Go through the records from the first line and retype each one exactly, stopping once the line with "from matplotlib.patches import Polygon, Patch" is done. Pictures are left out.

» **Data entries**:
------

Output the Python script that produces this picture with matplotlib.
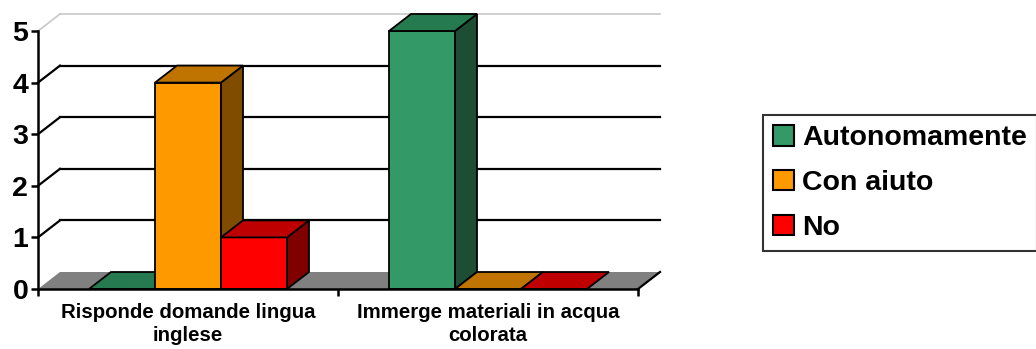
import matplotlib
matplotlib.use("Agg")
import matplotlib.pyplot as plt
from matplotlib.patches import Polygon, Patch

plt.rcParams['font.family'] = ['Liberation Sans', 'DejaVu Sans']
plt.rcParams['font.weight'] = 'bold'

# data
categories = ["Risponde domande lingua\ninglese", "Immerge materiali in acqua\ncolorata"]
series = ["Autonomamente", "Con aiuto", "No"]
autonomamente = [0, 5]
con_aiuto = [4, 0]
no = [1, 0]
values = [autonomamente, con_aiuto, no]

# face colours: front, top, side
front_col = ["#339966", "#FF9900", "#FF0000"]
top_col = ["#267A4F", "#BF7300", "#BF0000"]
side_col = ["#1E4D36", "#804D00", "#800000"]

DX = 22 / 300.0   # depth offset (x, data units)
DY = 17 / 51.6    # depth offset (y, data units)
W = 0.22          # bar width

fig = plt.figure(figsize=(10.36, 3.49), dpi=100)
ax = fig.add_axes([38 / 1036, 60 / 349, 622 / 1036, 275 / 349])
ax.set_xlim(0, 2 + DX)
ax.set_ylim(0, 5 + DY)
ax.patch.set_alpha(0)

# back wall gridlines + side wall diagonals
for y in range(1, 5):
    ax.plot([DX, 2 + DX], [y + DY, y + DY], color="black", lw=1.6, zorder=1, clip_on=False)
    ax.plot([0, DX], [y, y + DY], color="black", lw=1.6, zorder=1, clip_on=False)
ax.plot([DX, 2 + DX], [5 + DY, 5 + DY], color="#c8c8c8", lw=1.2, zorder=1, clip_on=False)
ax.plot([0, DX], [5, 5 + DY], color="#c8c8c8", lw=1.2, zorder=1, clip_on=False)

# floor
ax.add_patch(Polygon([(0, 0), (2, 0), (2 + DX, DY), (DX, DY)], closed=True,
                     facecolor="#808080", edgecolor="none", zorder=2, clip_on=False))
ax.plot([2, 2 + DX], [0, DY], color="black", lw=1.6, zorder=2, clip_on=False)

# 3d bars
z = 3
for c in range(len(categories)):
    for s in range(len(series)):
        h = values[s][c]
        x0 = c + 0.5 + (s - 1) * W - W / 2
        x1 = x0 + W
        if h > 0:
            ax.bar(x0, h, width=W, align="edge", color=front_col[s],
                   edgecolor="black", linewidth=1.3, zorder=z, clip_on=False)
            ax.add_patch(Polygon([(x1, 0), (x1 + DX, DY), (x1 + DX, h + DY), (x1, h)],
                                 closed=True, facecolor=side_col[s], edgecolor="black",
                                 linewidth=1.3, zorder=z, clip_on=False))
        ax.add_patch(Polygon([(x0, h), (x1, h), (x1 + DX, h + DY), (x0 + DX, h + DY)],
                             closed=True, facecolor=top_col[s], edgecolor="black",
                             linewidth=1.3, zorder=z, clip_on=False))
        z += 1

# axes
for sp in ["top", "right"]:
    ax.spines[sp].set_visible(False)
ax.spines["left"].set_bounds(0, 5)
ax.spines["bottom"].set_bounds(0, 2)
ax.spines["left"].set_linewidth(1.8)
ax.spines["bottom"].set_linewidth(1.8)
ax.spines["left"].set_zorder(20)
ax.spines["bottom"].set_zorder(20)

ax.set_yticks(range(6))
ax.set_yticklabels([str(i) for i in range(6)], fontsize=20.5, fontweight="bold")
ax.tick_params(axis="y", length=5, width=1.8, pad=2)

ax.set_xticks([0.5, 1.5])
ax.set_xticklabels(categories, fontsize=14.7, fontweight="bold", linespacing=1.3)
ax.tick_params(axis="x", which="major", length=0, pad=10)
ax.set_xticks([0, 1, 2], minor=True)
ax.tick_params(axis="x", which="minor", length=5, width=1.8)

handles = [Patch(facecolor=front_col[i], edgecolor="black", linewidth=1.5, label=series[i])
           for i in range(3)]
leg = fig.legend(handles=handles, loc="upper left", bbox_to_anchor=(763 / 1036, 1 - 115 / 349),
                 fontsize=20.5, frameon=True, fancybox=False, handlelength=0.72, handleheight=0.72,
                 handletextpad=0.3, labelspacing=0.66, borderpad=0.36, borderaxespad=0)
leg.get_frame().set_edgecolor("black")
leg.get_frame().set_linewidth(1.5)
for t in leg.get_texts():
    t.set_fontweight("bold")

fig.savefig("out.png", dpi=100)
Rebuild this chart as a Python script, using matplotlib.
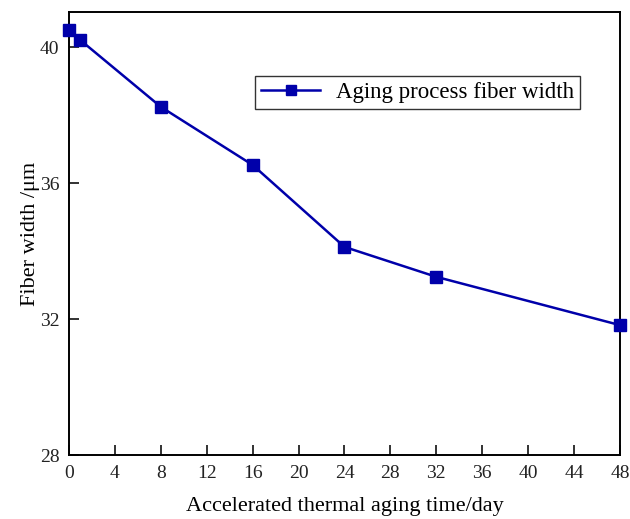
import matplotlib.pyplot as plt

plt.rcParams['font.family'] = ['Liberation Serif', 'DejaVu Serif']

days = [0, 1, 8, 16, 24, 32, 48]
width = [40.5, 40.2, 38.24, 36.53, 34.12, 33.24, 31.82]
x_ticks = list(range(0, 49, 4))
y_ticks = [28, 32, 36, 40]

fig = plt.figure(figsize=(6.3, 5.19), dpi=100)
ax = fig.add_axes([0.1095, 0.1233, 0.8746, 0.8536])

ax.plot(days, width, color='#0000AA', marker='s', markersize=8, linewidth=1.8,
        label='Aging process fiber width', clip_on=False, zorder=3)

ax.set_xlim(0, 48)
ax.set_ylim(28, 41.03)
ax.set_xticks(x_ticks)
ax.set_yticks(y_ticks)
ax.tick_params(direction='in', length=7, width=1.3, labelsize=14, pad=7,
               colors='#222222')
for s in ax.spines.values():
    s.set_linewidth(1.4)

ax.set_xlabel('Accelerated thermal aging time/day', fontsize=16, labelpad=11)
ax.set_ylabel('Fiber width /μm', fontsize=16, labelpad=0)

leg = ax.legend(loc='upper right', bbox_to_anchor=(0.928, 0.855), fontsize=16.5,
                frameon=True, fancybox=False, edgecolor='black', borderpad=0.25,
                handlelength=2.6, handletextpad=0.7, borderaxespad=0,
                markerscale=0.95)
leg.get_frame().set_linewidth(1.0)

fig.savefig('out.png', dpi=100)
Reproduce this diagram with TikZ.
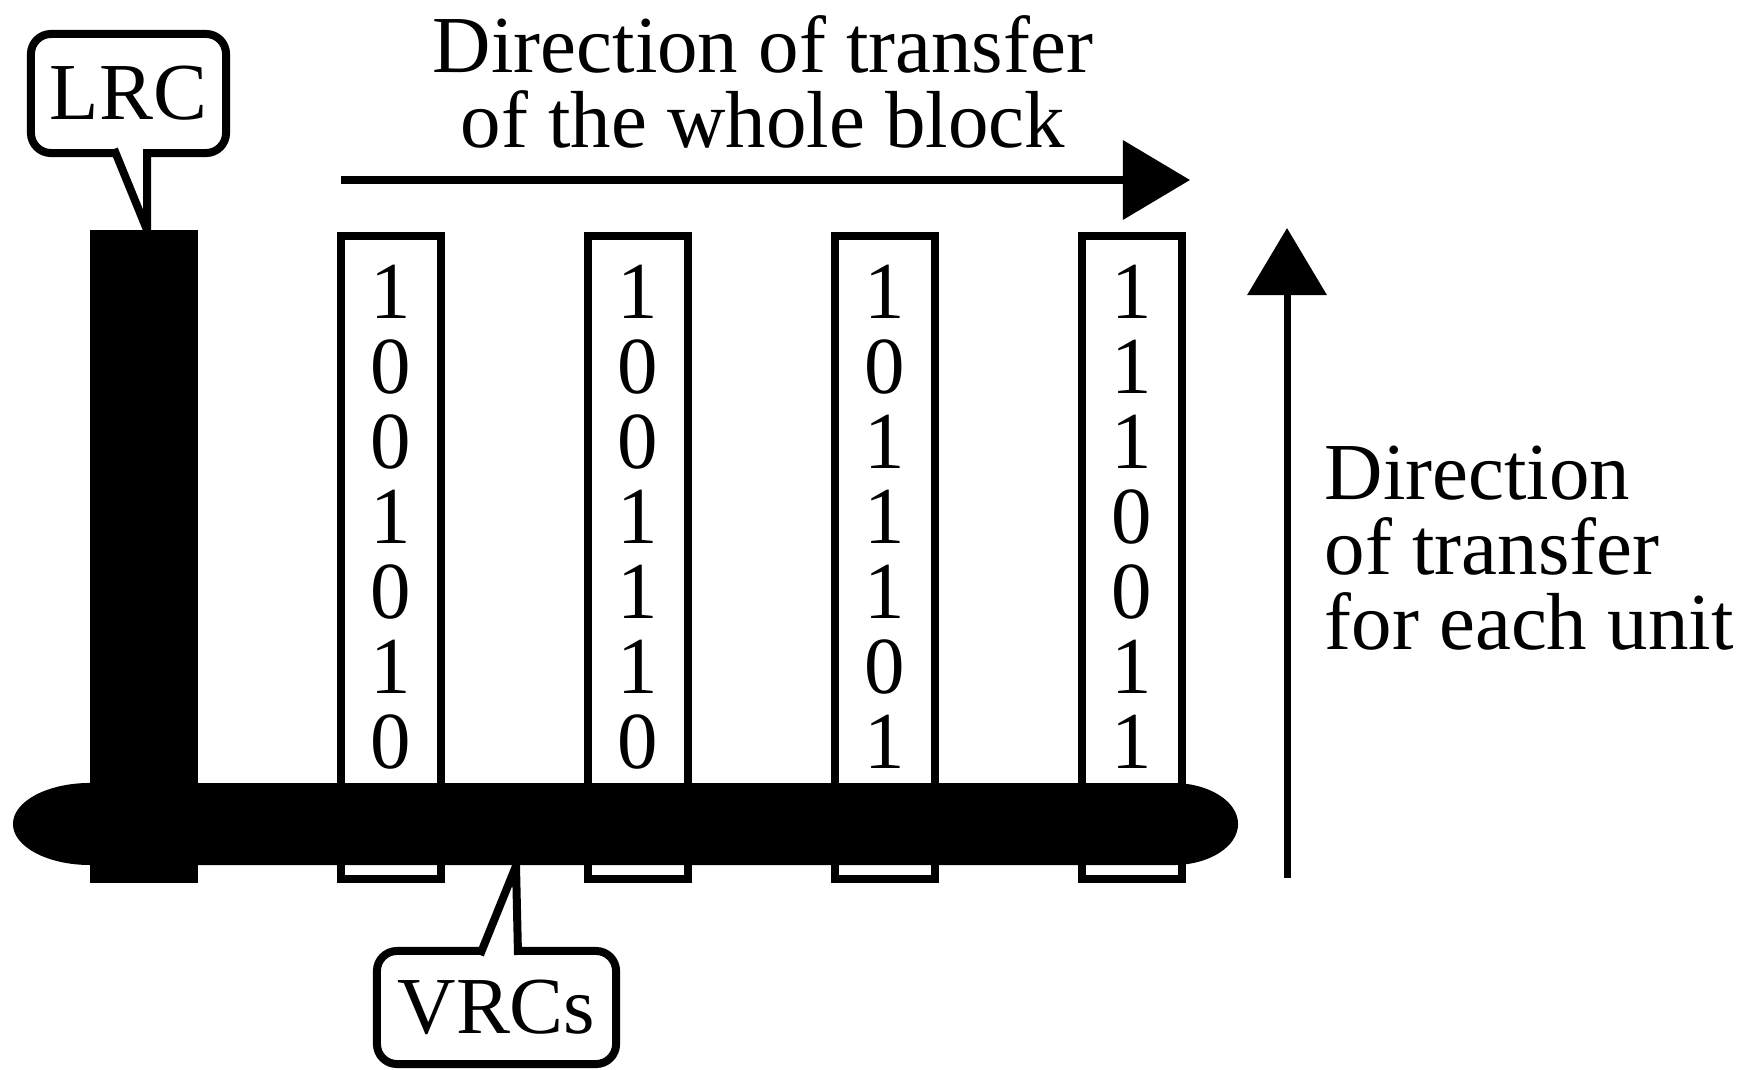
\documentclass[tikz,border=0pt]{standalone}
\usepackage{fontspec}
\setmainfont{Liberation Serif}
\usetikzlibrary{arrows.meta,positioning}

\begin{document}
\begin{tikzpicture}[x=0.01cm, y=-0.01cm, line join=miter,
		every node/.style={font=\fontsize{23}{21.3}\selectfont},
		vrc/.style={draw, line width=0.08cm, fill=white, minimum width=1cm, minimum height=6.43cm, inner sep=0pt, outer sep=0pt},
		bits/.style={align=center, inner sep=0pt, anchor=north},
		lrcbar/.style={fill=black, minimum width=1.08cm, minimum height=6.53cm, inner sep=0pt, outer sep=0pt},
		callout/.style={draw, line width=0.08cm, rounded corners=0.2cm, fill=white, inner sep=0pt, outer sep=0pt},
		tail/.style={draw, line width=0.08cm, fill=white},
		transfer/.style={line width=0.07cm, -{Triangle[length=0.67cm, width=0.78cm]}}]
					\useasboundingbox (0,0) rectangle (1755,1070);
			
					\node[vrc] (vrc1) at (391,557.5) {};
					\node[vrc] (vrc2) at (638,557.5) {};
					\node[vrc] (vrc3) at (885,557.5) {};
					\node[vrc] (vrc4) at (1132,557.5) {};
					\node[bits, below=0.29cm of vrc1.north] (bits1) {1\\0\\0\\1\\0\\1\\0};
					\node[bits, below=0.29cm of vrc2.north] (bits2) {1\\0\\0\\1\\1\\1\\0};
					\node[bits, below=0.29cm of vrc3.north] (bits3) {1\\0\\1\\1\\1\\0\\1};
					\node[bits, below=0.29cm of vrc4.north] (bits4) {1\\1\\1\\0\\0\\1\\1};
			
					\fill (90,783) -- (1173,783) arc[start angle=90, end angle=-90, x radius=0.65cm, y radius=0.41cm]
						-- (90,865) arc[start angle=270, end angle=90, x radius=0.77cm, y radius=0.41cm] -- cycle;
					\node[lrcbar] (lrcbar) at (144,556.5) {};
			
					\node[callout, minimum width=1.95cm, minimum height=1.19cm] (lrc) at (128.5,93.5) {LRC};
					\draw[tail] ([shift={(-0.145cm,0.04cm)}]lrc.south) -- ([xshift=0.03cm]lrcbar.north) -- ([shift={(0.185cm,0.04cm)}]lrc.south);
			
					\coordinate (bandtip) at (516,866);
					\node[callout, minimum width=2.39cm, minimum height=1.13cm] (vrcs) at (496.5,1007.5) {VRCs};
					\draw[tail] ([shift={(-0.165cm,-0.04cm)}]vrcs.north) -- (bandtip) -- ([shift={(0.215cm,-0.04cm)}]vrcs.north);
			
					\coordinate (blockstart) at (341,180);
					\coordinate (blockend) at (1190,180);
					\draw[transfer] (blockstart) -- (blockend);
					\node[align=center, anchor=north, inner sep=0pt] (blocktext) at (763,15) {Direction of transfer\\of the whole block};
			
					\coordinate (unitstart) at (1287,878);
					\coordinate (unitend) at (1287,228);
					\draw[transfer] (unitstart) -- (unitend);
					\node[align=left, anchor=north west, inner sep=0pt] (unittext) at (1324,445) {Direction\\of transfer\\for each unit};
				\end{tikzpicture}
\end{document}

------

» **Answer below**:
Output the Python script that produces this picture with matplotlib.
import matplotlib
matplotlib.use("Agg")
import matplotlib.pyplot as plt
from matplotlib.patches import Polygon, Patch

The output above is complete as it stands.